Motorleague - White Tape (Cover Artwork)
Staff Pick

Motorleague

Motorleague: White Tape

White Tape (2007)

Gun to Head


4.5
Someone toss me me a jean jacket, because it's time to get this party started. Moncton, New Brunswick's the Motorleague are the remedy for anything that is wrong with punk rock today. The Motorleague is comprised of members of some of Moncton's most pivotal punk and rock bands, including the Dit...

Someone toss me me a jean jacket, because it's time to get this party started.

Moncton, New Brunswick's the Motorleague are the remedy for anything that is wrong with punk rock today. The Motorleague is comprised of members of some of Moncton's most pivotal punk and rock bands, including the Ditchpigs, Cohesive, Monoxides and I Capture the Castle, bands that you may not have heard of while living in, say, Michigan, but anyone living in Eastern Canada knows well how much the members of this new band have contributed to the scene out here.

Deciding not to waste any time after forming last year, the Motorleague have blasted out of the gate. White Tape is their first recorded effort and the band have spend considerable time playing behind it. While you might not expect a band in its infancy to produce a truly enjoyable record, especially after having jumped into things so fast, White Tape exhibits none of the typical freshman flaws.

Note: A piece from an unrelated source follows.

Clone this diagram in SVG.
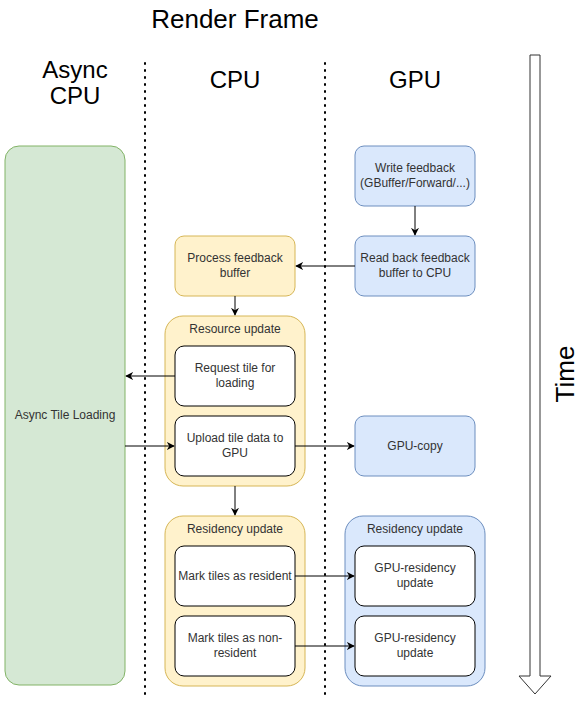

With the members of the band having such a varied musical background it's not surprising to hear a mix of influences coming through in their sound. However, it might best be described as a mix of Propagandhi and C'mon, in that they have an obvious affection for power metal riffs and the occasional solo, but at the same time don't let those indulgences get in the way of of writing simply great rock-influenced punk rock.

The Motorleague's White Tape is a no-frills affair. It's a simple album full of powerful, passionate songwriting, which is no surprise considering the experience of the members of the band. The only weakness is that the background vocals occasionally seem out of place or awkwardly mixed. Even then, that rarely gets in the way of enjoying songs like "Corporate Dimentia" and "Face Time with the Boss."

As the band continues to heavily tour in support of the album, don't say I didn't warn you when they come through your town.